M.L. Bazhenov1, R. Van der Voo2, J.J. Meert3, N.M. Levashova1, I.S. Ipat’eva1
1Geological Institute of the Russian Academy of Sciences, Pyzhevskii per. 7, Moscow, 119017, Russia
2Earth and Environmental Sciences, University of Michigan, 2534C.C. Little Building, Ann Arbor, Michigan, United States
3Department of Geological Sciences, University of Florida, Gainesville, Florida, United States
Keywords: Geomagnetism, paleomagnetism, Paleozoic, thick lava series, geomagnetic-field characteristics

Abstract

Paleomagnetic studies of thick lava series are one of the most reliable sources of data on the ancient geomagnetic field. However, most of such data are younger than 5 Ma, with much fewer results on the rest of the Cenozoic and the Mesozoic.
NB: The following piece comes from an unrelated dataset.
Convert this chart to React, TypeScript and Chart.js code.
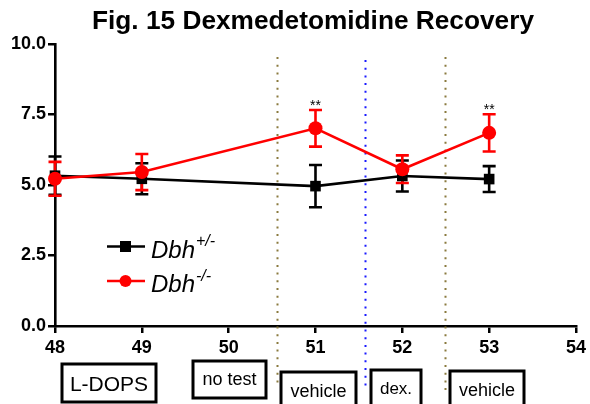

Two wholesome results are available for the Precambrian but none for the Paleozoic. Late Permian basalts and rhyolites from northeastern Kazakhstan were studied to obtain first estimates of the geomagnetic-field characteristics during that period. We present preliminary results on part of the collection (66 flows (sites)) from a section ~1600 m thick. The characteristic component of reversed polarity was isolated by stepwise demagnetization at all the sites with a slight error. This component is of prefolding age and, most likely, primary. No abnormal magnetization direction is observed in the data, and the average directions of the characteristic component at the sites are tightly clustered ( D = 243.3º; I = –57.0º, k = 79.1; α 95 = 2.0º; 65 sites). As compared with the published data on Cenozoic and Mesozoic thick lava series, secular variation was much weaker in the Late Permian than in the Mesozoic or Cenozoic, and the geomagnetic field was less disturbed. Secular-variation models based on the Late Cenozoic data show even more dramatic differences.